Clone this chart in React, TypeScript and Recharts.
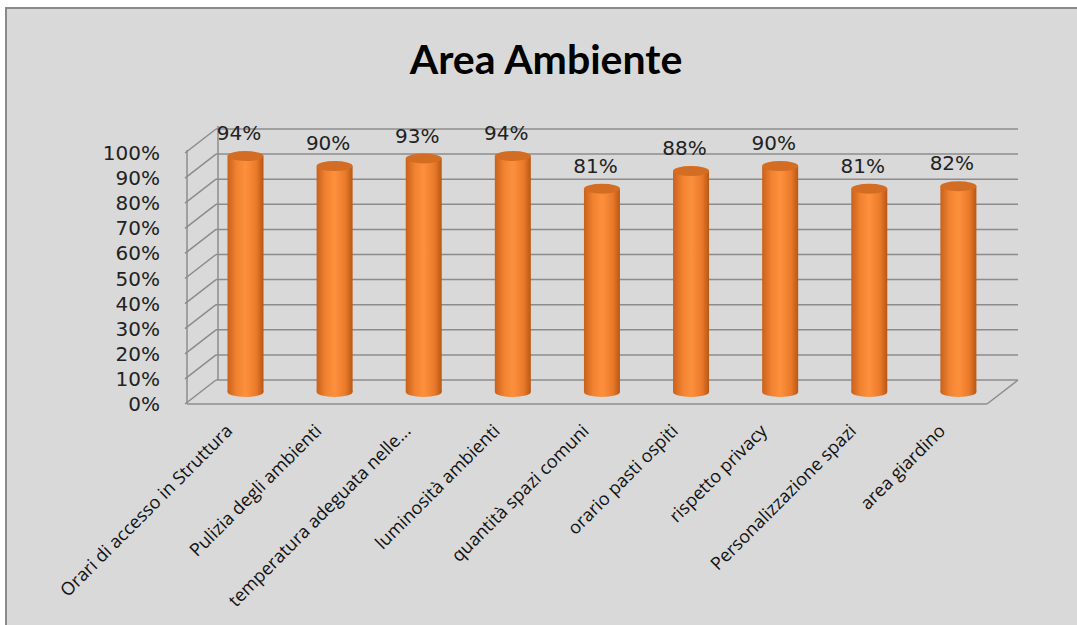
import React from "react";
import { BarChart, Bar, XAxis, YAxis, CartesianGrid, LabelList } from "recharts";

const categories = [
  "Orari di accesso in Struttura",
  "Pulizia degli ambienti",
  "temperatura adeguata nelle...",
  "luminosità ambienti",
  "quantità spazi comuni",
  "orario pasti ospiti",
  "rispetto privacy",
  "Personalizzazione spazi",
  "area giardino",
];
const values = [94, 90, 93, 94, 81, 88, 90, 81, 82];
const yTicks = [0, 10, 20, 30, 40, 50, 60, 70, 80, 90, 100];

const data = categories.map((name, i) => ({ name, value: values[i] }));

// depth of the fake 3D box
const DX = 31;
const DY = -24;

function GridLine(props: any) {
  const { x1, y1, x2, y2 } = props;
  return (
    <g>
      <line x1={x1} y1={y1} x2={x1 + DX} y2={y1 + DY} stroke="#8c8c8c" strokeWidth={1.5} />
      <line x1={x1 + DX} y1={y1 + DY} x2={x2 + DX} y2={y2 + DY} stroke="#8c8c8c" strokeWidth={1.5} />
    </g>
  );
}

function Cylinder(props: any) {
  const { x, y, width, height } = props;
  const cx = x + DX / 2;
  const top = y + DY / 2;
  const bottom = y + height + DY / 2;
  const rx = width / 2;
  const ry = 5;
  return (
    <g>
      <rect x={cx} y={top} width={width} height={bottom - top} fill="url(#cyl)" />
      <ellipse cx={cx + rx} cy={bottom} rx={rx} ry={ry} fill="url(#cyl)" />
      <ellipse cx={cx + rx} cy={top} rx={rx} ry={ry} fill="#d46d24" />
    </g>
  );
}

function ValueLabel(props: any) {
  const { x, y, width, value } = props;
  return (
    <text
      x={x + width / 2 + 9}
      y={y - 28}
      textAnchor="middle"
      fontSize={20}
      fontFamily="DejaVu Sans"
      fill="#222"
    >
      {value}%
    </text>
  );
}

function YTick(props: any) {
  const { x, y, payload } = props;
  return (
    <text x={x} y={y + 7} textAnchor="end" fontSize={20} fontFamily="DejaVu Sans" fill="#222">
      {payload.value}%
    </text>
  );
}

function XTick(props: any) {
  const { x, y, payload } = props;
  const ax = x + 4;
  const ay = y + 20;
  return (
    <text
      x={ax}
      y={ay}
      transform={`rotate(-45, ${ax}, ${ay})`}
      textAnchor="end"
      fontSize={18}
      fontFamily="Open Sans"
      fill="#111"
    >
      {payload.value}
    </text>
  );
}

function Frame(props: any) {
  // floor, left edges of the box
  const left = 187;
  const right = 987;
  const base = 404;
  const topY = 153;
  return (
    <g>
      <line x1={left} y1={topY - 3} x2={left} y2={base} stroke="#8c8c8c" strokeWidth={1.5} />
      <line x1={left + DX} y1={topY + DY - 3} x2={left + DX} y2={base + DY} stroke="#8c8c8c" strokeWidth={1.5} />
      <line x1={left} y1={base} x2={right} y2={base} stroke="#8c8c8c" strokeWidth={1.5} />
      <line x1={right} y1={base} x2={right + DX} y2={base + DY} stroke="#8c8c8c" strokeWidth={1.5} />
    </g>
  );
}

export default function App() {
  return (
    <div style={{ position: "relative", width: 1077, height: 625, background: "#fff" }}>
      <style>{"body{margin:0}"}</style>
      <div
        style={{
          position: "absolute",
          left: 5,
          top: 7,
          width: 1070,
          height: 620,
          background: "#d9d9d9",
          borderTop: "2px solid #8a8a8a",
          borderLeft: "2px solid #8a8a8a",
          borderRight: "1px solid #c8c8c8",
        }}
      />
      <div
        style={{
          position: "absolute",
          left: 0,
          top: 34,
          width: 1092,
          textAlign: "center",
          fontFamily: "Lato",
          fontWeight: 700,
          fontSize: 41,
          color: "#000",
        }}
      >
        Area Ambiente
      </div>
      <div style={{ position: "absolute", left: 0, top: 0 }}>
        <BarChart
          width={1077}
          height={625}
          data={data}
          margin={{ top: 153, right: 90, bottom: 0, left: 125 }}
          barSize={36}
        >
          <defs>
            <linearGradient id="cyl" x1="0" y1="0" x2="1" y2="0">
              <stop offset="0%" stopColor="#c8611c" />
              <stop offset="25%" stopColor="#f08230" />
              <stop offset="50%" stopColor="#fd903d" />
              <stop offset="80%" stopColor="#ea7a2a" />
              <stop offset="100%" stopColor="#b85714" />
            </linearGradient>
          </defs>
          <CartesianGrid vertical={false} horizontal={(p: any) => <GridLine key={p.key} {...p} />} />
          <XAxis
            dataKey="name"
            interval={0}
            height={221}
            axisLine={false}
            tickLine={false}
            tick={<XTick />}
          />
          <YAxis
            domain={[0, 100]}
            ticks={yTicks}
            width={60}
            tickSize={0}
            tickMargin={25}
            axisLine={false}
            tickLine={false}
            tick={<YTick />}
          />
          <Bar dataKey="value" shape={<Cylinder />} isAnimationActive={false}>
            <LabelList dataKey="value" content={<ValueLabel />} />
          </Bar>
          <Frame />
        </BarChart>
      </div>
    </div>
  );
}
——
Request >> Write out, word for word, the lines from the start of the data through the one holding "80, 90, 100];". Omit pictures.

Exercise solution >>
Clone this chart in React, TypeScript and Recharts.
import React from "react";
import { BarChart, Bar, XAxis, YAxis, CartesianGrid, LabelList } from "recharts";

const categories = [
  "Orari di accesso in Struttura",
  "Pulizia degli ambienti",
  "temperatura adeguata nelle...",
  "luminosità ambienti",
  "quantità spazi comuni",
  "orario pasti ospiti",
  "rispetto privacy",
  "Personalizzazione spazi",
  "area giardino",
];
const values = [94, 90, 93, 94, 81, 88, 90, 81, 82];
const yTicks = [0, 10, 20, 30, 40, 50, 60, 70, 80, 90, 100];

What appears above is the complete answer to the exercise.